__Supplied material__.
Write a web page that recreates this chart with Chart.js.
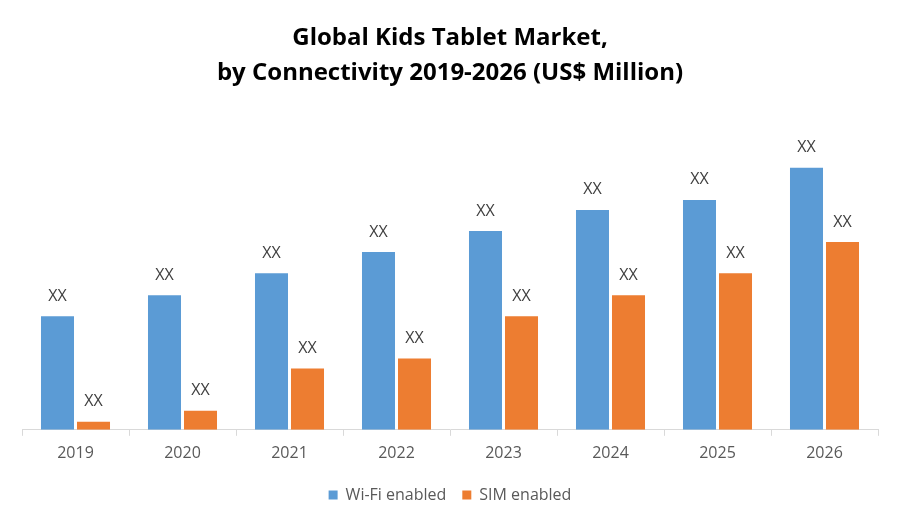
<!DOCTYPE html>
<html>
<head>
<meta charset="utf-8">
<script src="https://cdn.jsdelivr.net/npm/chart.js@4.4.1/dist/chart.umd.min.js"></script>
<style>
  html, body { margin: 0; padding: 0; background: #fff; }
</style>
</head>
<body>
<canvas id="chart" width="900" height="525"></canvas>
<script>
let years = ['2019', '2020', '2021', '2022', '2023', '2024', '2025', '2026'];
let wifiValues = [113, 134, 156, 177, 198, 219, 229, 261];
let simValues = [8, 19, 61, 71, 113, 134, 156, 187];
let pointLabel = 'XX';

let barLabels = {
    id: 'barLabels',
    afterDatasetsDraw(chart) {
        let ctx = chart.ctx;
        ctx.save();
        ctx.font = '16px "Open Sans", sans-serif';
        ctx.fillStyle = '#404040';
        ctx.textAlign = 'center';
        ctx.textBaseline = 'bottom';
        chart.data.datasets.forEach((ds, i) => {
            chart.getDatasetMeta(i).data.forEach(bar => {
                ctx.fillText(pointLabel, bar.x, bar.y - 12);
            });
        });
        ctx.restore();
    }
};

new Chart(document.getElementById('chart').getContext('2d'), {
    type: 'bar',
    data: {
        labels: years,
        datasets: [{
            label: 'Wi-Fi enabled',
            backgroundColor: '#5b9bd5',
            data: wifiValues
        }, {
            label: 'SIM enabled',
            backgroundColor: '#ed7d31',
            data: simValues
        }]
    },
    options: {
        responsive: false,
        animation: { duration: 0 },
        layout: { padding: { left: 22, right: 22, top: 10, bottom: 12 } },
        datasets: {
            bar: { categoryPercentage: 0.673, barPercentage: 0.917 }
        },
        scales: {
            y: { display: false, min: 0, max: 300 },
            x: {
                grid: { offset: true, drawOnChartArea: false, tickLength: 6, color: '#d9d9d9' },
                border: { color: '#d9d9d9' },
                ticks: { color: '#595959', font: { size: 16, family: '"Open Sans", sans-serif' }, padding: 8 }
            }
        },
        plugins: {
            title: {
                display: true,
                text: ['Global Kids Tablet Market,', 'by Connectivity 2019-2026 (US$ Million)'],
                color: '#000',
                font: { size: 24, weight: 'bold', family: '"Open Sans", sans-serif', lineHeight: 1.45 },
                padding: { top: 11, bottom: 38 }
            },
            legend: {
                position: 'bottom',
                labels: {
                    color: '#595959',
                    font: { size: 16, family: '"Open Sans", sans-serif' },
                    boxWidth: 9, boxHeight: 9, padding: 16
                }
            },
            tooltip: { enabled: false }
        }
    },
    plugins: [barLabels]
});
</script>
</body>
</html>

__Problem requirements__.
Each line above is to be copied verbatim. Drop any image from the copy.

__Written answer__.
Write a web page that recreates this chart with Chart.js.
<!DOCTYPE html>
<html>
<head>
<meta charset="utf-8">
<script src="https://cdn.jsdelivr.net/npm/chart.js@4.4.1/dist/chart.umd.min.js"></script>
<style>
  html, body { margin: 0; padding: 0; background: #fff; }
</style>
</head>
<body>
<canvas id="chart" width="900" height="525"></canvas>
<script>
let years = ['2019', '2020', '2021', '2022', '2023', '2024', '2025', '2026'];
let wifiValues = [113, 134, 156, 177, 198, 219, 229, 261];
let simValues = [8, 19, 61, 71, 113, 134, 156, 187];
let pointLabel = 'XX';

let barLabels = {
    id: 'barLabels',
    afterDatasetsDraw(chart) {
        let ctx = chart.ctx;
        ctx.save();
        ctx.font = '16px "Open Sans", sans-serif';
        ctx.fillStyle = '#404040';
        ctx.textAlign = 'center';
        ctx.textBaseline = 'bottom';
        chart.data.datasets.forEach((ds, i) => {
            chart.getDatasetMeta(i).data.forEach(bar => {
                ctx.fillText(pointLabel, bar.x, bar.y - 12);
            });
        });
        ctx.restore();
    }
};

new Chart(document.getElementById('chart').getContext('2d'), {
    type: 'bar',
    data: {
        labels: years,
        datasets: [{
            label: 'Wi-Fi enabled',
            backgroundColor: '#5b9bd5',
            data: wifiValues
        }, {
            label: 'SIM enabled',
            backgroundColor: '#ed7d31',
            data: simValues
        }]
    },
    options: {
        responsive: false,
        animation: { duration: 0 },
        layout: { padding: { left: 22, right: 22, top: 10, bottom: 12 } },
        datasets: {
            bar: { categoryPercentage: 0.673, barPercentage: 0.917 }
        },
        scales: {
            y: { display: false, min: 0, max: 300 },
            x: {
                grid: { offset: true, drawOnChartArea: false, tickLength: 6, color: '#d9d9d9' },
                border: { color: '#d9d9d9' },
                ticks: { color: '#595959', font: { size: 16, family: '"Open Sans", sans-serif' }, padding: 8 }
            }
        },
        plugins: {
            title: {
                display: true,
                text: ['Global Kids Tablet Market,', 'by Connectivity 2019-2026 (US$ Million)'],
                color: '#000',
                font: { size: 24, weight: 'bold', family: '"Open Sans", sans-serif', lineHeight: 1.45 },
                padding: { top: 11, bottom: 38 }
            },
            legend: {
                position: 'bottom',
                labels: {
                    color: '#595959',
                    font: { size: 16, family: '"Open Sans", sans-serif' },
                    boxWidth: 9, boxHeight: 9, padding: 16
                }
            },
            tooltip: { enabled: false }
        }
    },
    plugins: [barLabels]
});
</script>
</body>
</html>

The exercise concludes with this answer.